- Material to process
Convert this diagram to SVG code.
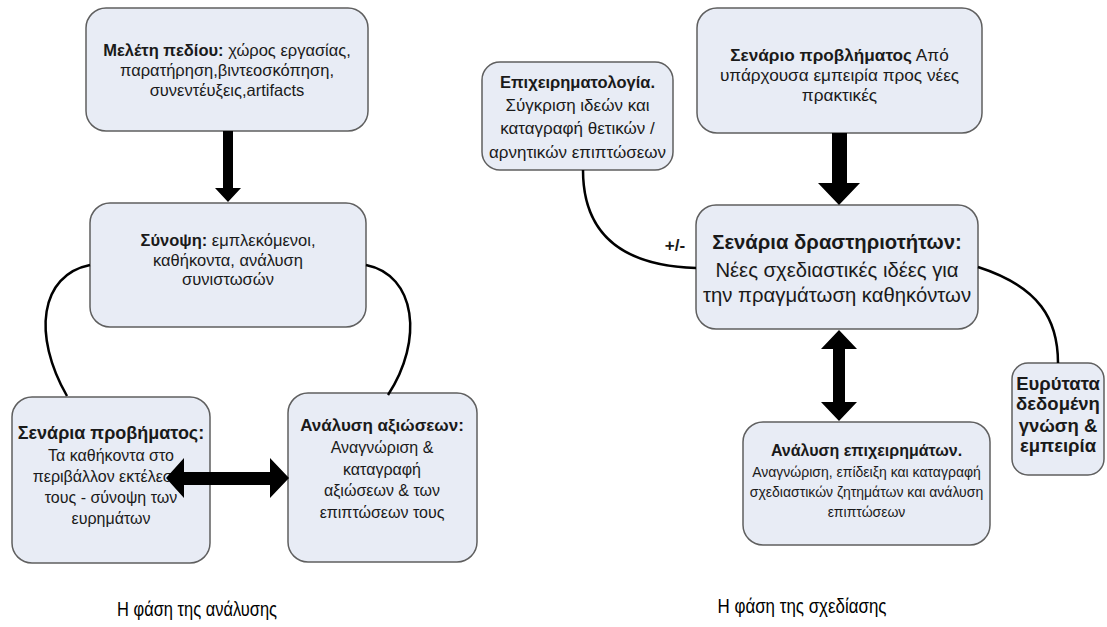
<svg xmlns="http://www.w3.org/2000/svg" width="1107" height="627" viewBox="0 0 1107 627">
<style>
.box{fill:#e8ecf5;stroke:#5f5f5f;stroke-width:1.5}
text{font-family:"Liberation Sans",Arial,sans-serif;fill:#1a1a1a;text-anchor:middle}
.b{font-weight:bold}
.curve{fill:none;stroke:#000;stroke-width:2.5}
.arr{fill:#000}
.title{font-size:20.5px;fill:#000}
</style>
<rect width="1107" height="627" fill="#fff"/>
<g id="n-meleti">
<rect class="box" x="86" y="8" width="282" height="123" rx="20"/>
<text font-size="16.5"><tspan x="227" y="56"><tspan class="b">Μελέτη πεδίου:</tspan> χώρος εργασίας,</tspan><tspan x="227" y="76">παρατήρηση,βιντεοσκόπηση,</tspan><tspan x="227" y="96">συνεντέυξεις,artifacts</tspan></text>
</g>
<g id="n-synopsi">
<rect class="box" x="90" y="203" width="276" height="124" rx="20"/>
<text font-size="16.5"><tspan x="228" y="246"><tspan class="b">Σύνοψη:</tspan> εμπλεκόμενοι,</tspan><tspan x="228" y="266">καθήκοντα, ανάλυση</tspan><tspan x="228" y="285">συνιστωσών</tspan></text>
</g>
<g id="n-senaria-provimatos">
<rect class="box" x="12" y="397" width="198" height="166" rx="20"/>
<text font-size="16"><tspan x="111" y="439" class="b" font-size="18">Σενάρια προβήματος:</tspan><tspan x="111" y="461">Τα καθήκοντα στο</tspan><tspan x="111" y="482">περιβάλλον εκτέλεσης</tspan><tspan x="111" y="503">τους - σύνοψη των</tspan><tspan x="111" y="524">ευρημάτων</tspan></text>
</g>
<g id="n-analysi-axioseon">
<rect class="box" x="288" y="393" width="189" height="169" rx="20"/>
<text font-size="16"><tspan x="382" y="431" class="b" font-size="17">Ανάλυση αξιώσεων:</tspan><tspan x="382" y="453">Αναγνώριση &amp;</tspan><tspan x="382" y="475">καταγραφή</tspan><tspan x="382" y="496">αξιώσεων &amp; των</tspan><tspan x="382" y="518">επιπτώσεων τους</tspan></text>
</g>
<g id="n-epixeirimatologia">
<rect class="box" x="482" y="62" width="191" height="108" rx="18"/>
<text font-size="17"><tspan x="577.5" y="88" class="b" font-size="16.5">Επιχειρηματολογία.</tspan><tspan x="577.5" y="111">Σύγκριση ιδεών και</tspan><tspan x="577.5" y="134">καταγραφή θετικών /</tspan><tspan x="577.5" y="158">αρνητικών επιπτώσεων</tspan></text>
</g>
<g id="n-senario-provlimatos">
<rect class="box" x="697" y="8" width="285" height="125" rx="20"/>
<text font-size="17.2"><tspan x="839.5" y="61"><tspan class="b">Σενάριο προβλήματος</tspan> Από</tspan><tspan x="839.5" y="81">υπάρχουσα εμπειρία προς νέες</tspan><tspan x="839.5" y="101">πρακτικές</tspan></text>
</g>
<g id="n-senaria-drastiriotiton">
<rect class="box" x="696" y="205" width="282" height="124" rx="20"/>
<text font-size="20.3"><tspan x="837" y="249" class="b">Σενάρια δραστηριοτήτων:</tspan><tspan x="837" y="277">Νέες σχεδιαστικές ιδέες για</tspan><tspan x="837" y="302">την πραγμάτωση καθηκόντων</tspan></text>
</g>
<g id="n-analysi-epixeirimaton">
<rect class="box" x="743" y="422" width="247" height="123" rx="20"/>
<text font-size="14"><tspan x="866.5" y="456" class="b" font-size="16">Ανάλυση επιχειρημάτων.</tspan><tspan x="866.5" y="477">Αναγνώριση, επίδειξη και καταγραφή</tspan><tspan x="866.5" y="497">σχεδιαστικών ζητημάτων και ανάλυση</tspan><tspan x="866.5" y="517">επιπτώσεων</tspan></text>
</g>
<g id="n-eyrytata">
<rect class="box" x="1012" y="363" width="92" height="112" rx="16"/>
<text font-size="18.5" class="b"><tspan x="1058" y="390">Ευρύτατα</tspan><tspan x="1058" y="410">δεδομένη</tspan><tspan x="1058" y="432">γνώση &amp;</tspan><tspan x="1058" y="452">εμπειρία</tspan></text>
</g>
<g id="connectors">
<path class="curve" d="M90,265 C40,275 32,335 67,396"/>
<path class="curve" d="M366,265 C416,275 424,340 388,395"/>
<path class="curve" d="M583,170 C583,240 630,266 696,268"/>
<path class="curve" d="M978,267 C1040,287 1058,320 1058,363"/>
<polygon class="arr" points="223,131 233,131 233,188 241,188 228,202 215,188 223,188"/>
<polygon class="arr" points="832,133 847,133 847,183 860,183 839,205 818,183 832,183"/>
<polygon class="arr" points="839,330 857,349 845,349 845,402 857,402 839,421 821,402 833,402 833,349 821,349"/>
<polygon class="arr" points="166,478 184,458 184,472 270,472 270,458 289,478 270,498 270,485 184,485 184,498"/>
<text class="b" font-size="17" x="675" y="251">+/-</text>
</g>
<text class="title" x="197" y="616" textLength="160" lengthAdjust="spacingAndGlyphs">Η φάση της ανάλυσης</text>
<text class="title" x="802" y="613" textLength="169" lengthAdjust="spacingAndGlyphs">Η φάση της σχεδίασης</text>
</svg>
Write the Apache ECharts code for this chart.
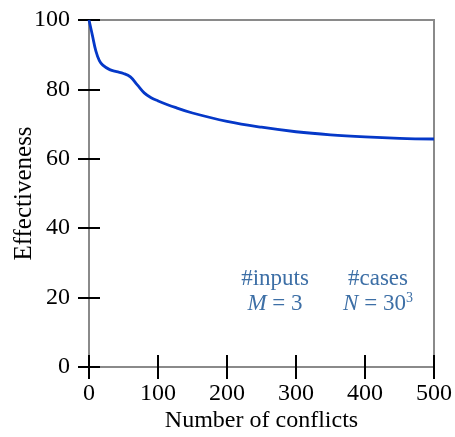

- Directions for this task
Can the entries above be repeated exactly, without their pictures?

- Answer below
Convert this diagram to SVG code.
<svg xmlns="http://www.w3.org/2000/svg" width="1107" height="627" viewBox="0 0 1107 627">
<style>
.box{fill:#e8ecf5;stroke:#5f5f5f;stroke-width:1.5}
text{font-family:"Liberation Sans",Arial,sans-serif;fill:#1a1a1a;text-anchor:middle}
.b{font-weight:bold}
.curve{fill:none;stroke:#000;stroke-width:2.5}
.arr{fill:#000}
.title{font-size:20.5px;fill:#000}
</style>
<rect width="1107" height="627" fill="#fff"/>
<g id="n-meleti">
<rect class="box" x="86" y="8" width="282" height="123" rx="20"/>
<text font-size="16.5"><tspan x="227" y="56"><tspan class="b">Μελέτη πεδίου:</tspan> χώρος εργασίας,</tspan><tspan x="227" y="76">παρατήρηση,βιντεοσκόπηση,</tspan><tspan x="227" y="96">συνεντέυξεις,artifacts</tspan></text>
</g>
<g id="n-synopsi">
<rect class="box" x="90" y="203" width="276" height="124" rx="20"/>
<text font-size="16.5"><tspan x="228" y="246"><tspan class="b">Σύνοψη:</tspan> εμπλεκόμενοι,</tspan><tspan x="228" y="266">καθήκοντα, ανάλυση</tspan><tspan x="228" y="285">συνιστωσών</tspan></text>
</g>
<g id="n-senaria-provimatos">
<rect class="box" x="12" y="397" width="198" height="166" rx="20"/>
<text font-size="16"><tspan x="111" y="439" class="b" font-size="18">Σενάρια προβήματος:</tspan><tspan x="111" y="461">Τα καθήκοντα στο</tspan><tspan x="111" y="482">περιβάλλον εκτέλεσης</tspan><tspan x="111" y="503">τους - σύνοψη των</tspan><tspan x="111" y="524">ευρημάτων</tspan></text>
</g>
<g id="n-analysi-axioseon">
<rect class="box" x="288" y="393" width="189" height="169" rx="20"/>
<text font-size="16"><tspan x="382" y="431" class="b" font-size="17">Ανάλυση αξιώσεων:</tspan><tspan x="382" y="453">Αναγνώριση &amp;</tspan><tspan x="382" y="475">καταγραφή</tspan><tspan x="382" y="496">αξιώσεων &amp; των</tspan><tspan x="382" y="518">επιπτώσεων τους</tspan></text>
</g>
<g id="n-epixeirimatologia">
<rect class="box" x="482" y="62" width="191" height="108" rx="18"/>
<text font-size="17"><tspan x="577.5" y="88" class="b" font-size="16.5">Επιχειρηματολογία.</tspan><tspan x="577.5" y="111">Σύγκριση ιδεών και</tspan><tspan x="577.5" y="134">καταγραφή θετικών /</tspan><tspan x="577.5" y="158">αρνητικών επιπτώσεων</tspan></text>
</g>
<g id="n-senario-provlimatos">
<rect class="box" x="697" y="8" width="285" height="125" rx="20"/>
<text font-size="17.2"><tspan x="839.5" y="61"><tspan class="b">Σενάριο προβλήματος</tspan> Από</tspan><tspan x="839.5" y="81">υπάρχουσα εμπειρία προς νέες</tspan><tspan x="839.5" y="101">πρακτικές</tspan></text>
</g>
<g id="n-senaria-drastiriotiton">
<rect class="box" x="696" y="205" width="282" height="124" rx="20"/>
<text font-size="20.3"><tspan x="837" y="249" class="b">Σενάρια δραστηριοτήτων:</tspan><tspan x="837" y="277">Νέες σχεδιαστικές ιδέες για</tspan><tspan x="837" y="302">την πραγμάτωση καθηκόντων</tspan></text>
</g>
<g id="n-analysi-epixeirimaton">
<rect class="box" x="743" y="422" width="247" height="123" rx="20"/>
<text font-size="14"><tspan x="866.5" y="456" class="b" font-size="16">Ανάλυση επιχειρημάτων.</tspan><tspan x="866.5" y="477">Αναγνώριση, επίδειξη και καταγραφή</tspan><tspan x="866.5" y="497">σχεδιαστικών ζητημάτων και ανάλυση</tspan><tspan x="866.5" y="517">επιπτώσεων</tspan></text>
</g>
<g id="n-eyrytata">
<rect class="box" x="1012" y="363" width="92" height="112" rx="16"/>
<text font-size="18.5" class="b"><tspan x="1058" y="390">Ευρύτατα</tspan><tspan x="1058" y="410">δεδομένη</tspan><tspan x="1058" y="432">γνώση &amp;</tspan><tspan x="1058" y="452">εμπειρία</tspan></text>
</g>
<g id="connectors">
<path class="curve" d="M90,265 C40,275 32,335 67,396"/>
<path class="curve" d="M366,265 C416,275 424,340 388,395"/>
<path class="curve" d="M583,170 C583,240 630,266 696,268"/>
<path class="curve" d="M978,267 C1040,287 1058,320 1058,363"/>
<polygon class="arr" points="223,131 233,131 233,188 241,188 228,202 215,188 223,188"/>
<polygon class="arr" points="832,133 847,133 847,183 860,183 839,205 818,183 832,183"/>
<polygon class="arr" points="839,330 857,349 845,349 845,402 857,402 839,421 821,402 833,402 833,349 821,349"/>
<polygon class="arr" points="166,478 184,458 184,472 270,472 270,458 289,478 270,498 270,485 184,485 184,498"/>
<text class="b" font-size="17" x="675" y="251">+/-</text>
</g>
<text class="title" x="197" y="616" textLength="160" lengthAdjust="spacingAndGlyphs">Η φάση της ανάλυσης</text>
<text class="title" x="802" y="613" textLength="169" lengthAdjust="spacingAndGlyphs">Η φάση της σχεδίασης</text>
</svg>
Write the Apache ECharts code for this chart.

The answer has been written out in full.